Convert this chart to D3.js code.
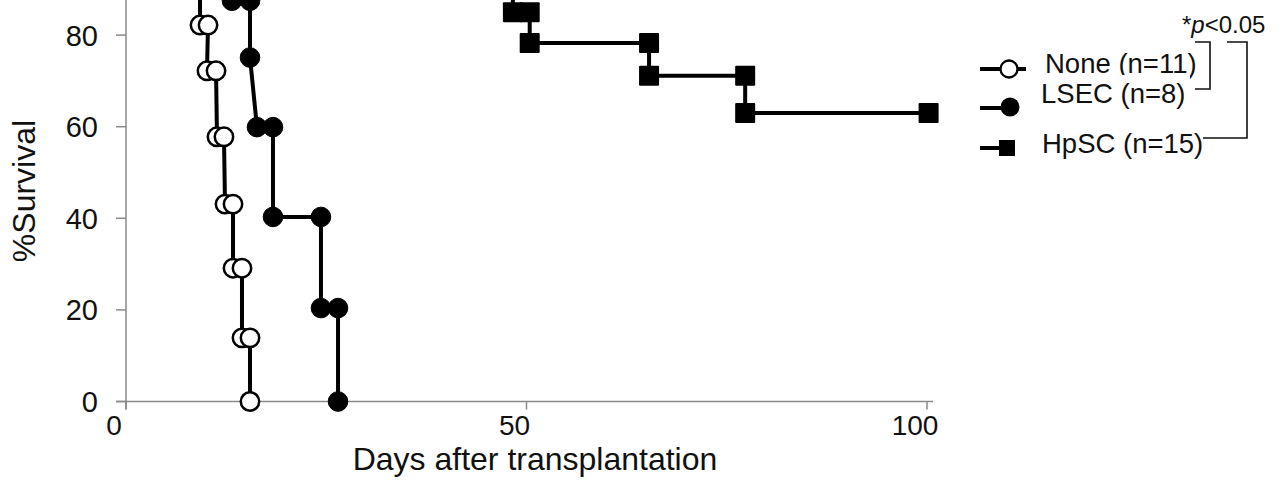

======

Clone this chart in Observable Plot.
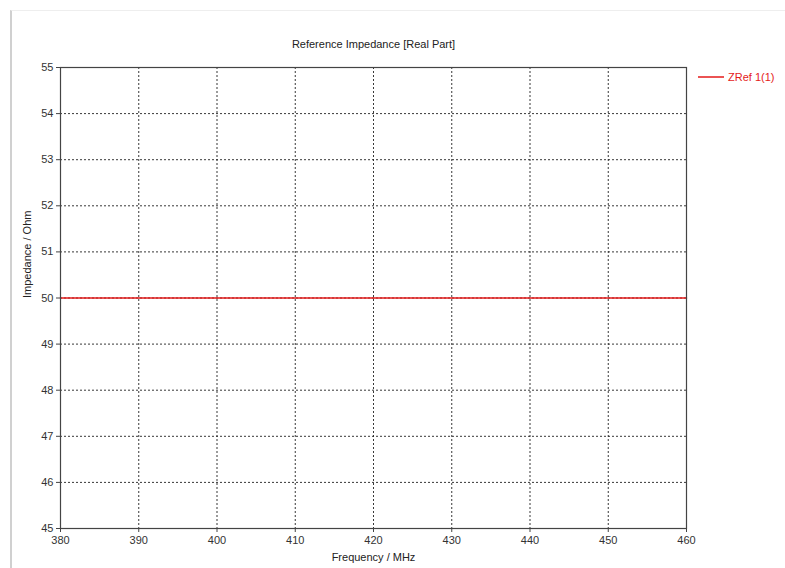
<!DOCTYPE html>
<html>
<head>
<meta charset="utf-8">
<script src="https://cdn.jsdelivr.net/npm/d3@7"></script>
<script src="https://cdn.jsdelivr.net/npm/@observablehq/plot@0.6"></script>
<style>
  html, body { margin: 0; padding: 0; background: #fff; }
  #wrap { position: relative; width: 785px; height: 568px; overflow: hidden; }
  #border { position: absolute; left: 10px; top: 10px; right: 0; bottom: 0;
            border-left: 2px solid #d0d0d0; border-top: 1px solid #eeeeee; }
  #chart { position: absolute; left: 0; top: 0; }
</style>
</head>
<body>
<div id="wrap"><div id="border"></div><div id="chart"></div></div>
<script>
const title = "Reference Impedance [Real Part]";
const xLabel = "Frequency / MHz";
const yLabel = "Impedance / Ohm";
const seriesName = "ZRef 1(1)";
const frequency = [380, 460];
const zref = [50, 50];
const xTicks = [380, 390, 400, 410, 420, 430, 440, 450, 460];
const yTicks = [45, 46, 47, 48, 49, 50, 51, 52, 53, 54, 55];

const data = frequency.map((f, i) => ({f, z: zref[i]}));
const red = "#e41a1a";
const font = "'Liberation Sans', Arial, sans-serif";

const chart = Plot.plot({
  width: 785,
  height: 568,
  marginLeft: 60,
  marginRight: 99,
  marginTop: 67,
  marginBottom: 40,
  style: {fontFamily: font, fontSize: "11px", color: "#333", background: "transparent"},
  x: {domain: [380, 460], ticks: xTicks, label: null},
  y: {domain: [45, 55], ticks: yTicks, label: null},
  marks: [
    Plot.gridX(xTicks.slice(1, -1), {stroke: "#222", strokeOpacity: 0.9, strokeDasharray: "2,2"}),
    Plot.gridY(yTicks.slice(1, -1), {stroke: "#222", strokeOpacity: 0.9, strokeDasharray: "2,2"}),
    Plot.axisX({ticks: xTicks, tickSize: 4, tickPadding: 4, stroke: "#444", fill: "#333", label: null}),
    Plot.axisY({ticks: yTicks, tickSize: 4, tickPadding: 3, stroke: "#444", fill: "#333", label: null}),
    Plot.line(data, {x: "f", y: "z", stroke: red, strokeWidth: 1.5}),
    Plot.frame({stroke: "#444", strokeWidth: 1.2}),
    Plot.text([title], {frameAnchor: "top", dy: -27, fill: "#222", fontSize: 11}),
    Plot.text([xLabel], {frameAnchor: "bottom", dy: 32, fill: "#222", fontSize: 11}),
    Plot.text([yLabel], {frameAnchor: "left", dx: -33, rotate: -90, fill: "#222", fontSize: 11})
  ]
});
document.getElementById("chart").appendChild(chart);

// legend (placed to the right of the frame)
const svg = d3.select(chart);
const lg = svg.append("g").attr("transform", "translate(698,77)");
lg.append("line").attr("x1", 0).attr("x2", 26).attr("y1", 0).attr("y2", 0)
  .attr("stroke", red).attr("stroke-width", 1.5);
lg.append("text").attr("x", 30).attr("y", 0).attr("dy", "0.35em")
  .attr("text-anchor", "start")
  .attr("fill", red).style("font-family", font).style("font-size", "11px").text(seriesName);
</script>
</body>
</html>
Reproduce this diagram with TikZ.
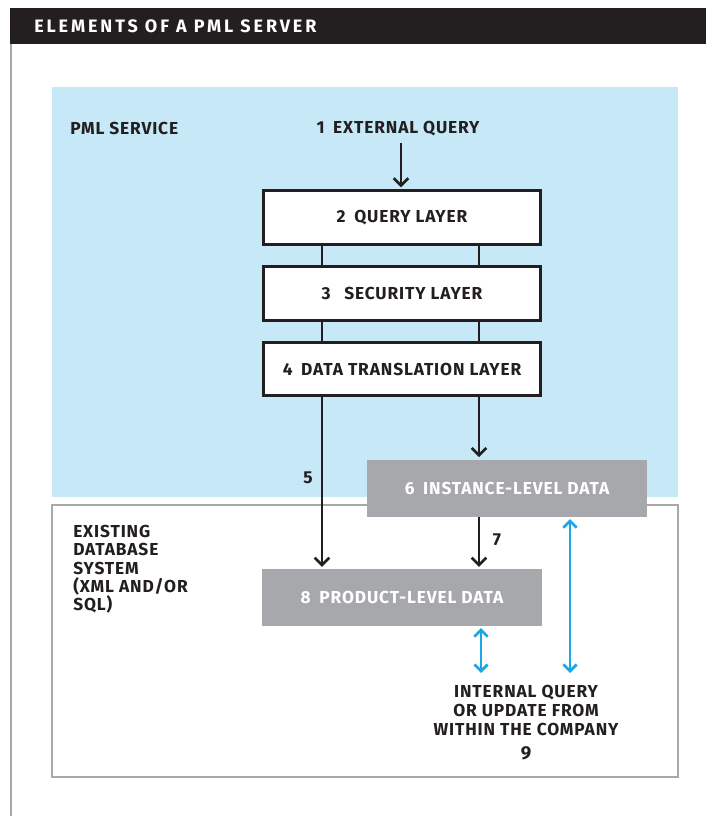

======

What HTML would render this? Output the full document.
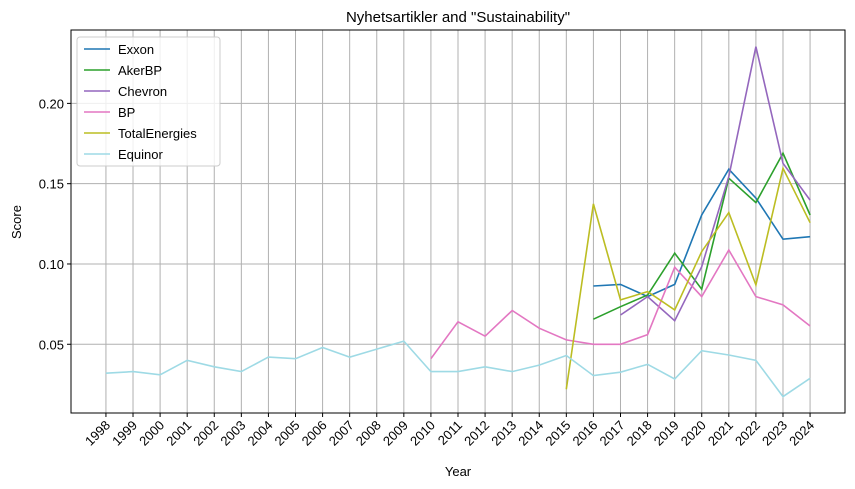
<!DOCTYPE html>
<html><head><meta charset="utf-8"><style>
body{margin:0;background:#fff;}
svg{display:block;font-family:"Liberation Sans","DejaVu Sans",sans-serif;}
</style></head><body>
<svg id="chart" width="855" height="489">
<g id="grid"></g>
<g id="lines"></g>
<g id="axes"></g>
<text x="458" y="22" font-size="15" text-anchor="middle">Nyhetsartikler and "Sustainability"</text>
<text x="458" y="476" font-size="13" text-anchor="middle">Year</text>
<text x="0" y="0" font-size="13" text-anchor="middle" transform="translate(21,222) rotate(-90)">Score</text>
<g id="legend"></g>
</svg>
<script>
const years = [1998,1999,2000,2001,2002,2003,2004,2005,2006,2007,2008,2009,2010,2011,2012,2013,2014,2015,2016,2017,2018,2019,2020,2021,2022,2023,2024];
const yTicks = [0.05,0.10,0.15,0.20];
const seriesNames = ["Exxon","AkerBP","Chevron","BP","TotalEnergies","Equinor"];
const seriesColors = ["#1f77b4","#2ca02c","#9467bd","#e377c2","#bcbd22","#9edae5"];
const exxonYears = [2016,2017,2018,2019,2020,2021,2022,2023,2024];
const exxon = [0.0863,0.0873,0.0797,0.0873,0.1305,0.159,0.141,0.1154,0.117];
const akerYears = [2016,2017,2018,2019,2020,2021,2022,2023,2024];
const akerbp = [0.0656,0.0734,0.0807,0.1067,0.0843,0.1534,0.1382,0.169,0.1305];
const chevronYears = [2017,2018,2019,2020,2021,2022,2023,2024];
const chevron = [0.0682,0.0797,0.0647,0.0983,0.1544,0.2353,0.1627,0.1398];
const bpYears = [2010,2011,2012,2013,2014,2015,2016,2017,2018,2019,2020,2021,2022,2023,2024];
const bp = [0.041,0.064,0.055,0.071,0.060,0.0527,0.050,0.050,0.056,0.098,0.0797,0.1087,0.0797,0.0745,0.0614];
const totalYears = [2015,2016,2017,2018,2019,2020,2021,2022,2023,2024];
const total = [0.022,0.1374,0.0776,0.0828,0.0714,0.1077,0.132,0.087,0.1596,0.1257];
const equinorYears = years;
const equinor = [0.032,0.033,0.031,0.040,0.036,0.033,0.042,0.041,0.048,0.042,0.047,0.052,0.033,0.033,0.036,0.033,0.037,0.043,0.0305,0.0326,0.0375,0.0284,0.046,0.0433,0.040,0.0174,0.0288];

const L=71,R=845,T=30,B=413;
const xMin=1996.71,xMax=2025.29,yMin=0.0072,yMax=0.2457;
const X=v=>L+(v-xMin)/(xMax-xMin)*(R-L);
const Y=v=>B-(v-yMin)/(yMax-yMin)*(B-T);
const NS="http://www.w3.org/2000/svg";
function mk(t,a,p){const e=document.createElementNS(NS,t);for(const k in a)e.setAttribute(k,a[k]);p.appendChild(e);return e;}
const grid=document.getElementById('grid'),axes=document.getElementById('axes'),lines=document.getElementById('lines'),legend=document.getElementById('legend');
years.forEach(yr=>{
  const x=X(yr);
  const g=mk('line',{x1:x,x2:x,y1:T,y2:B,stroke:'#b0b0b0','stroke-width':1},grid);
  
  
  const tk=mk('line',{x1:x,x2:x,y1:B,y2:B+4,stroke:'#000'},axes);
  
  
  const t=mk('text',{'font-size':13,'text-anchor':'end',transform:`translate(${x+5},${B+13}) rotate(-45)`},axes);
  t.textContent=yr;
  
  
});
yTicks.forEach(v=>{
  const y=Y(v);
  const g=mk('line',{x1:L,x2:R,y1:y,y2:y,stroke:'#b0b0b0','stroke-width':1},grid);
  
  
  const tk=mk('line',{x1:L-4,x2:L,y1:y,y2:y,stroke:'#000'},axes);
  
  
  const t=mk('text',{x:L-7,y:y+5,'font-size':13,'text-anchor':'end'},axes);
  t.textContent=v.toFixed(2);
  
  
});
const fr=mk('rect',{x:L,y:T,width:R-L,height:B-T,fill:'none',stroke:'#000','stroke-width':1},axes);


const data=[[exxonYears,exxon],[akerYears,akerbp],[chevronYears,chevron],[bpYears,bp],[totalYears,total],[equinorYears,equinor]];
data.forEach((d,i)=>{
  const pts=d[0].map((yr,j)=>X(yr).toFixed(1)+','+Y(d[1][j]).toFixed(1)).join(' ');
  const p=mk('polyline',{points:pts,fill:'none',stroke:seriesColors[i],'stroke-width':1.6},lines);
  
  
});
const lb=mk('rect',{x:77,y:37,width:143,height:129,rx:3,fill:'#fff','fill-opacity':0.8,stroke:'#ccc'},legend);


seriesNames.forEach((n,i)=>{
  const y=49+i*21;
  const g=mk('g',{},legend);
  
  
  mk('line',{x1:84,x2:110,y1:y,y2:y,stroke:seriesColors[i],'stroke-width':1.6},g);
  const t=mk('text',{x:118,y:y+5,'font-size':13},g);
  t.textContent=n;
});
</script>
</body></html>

======

**Written instruction:**
Copy each line from the data above that includes "document".

**Solution to the exercise:**
document.getElementById("chart").appendChild(chart);
What HTML would render this? Output the full document.
function mk(t,a,p){const e=document.createElementNS(NS,t);for(const k in a)e.setAttribute(k,a[k]);p.appendChild(e);return e;}
const grid=document.getElementById('grid'),axes=document.getElementById('axes'),lines=document.getElementById('lines'),legend=document.getElementById('legend');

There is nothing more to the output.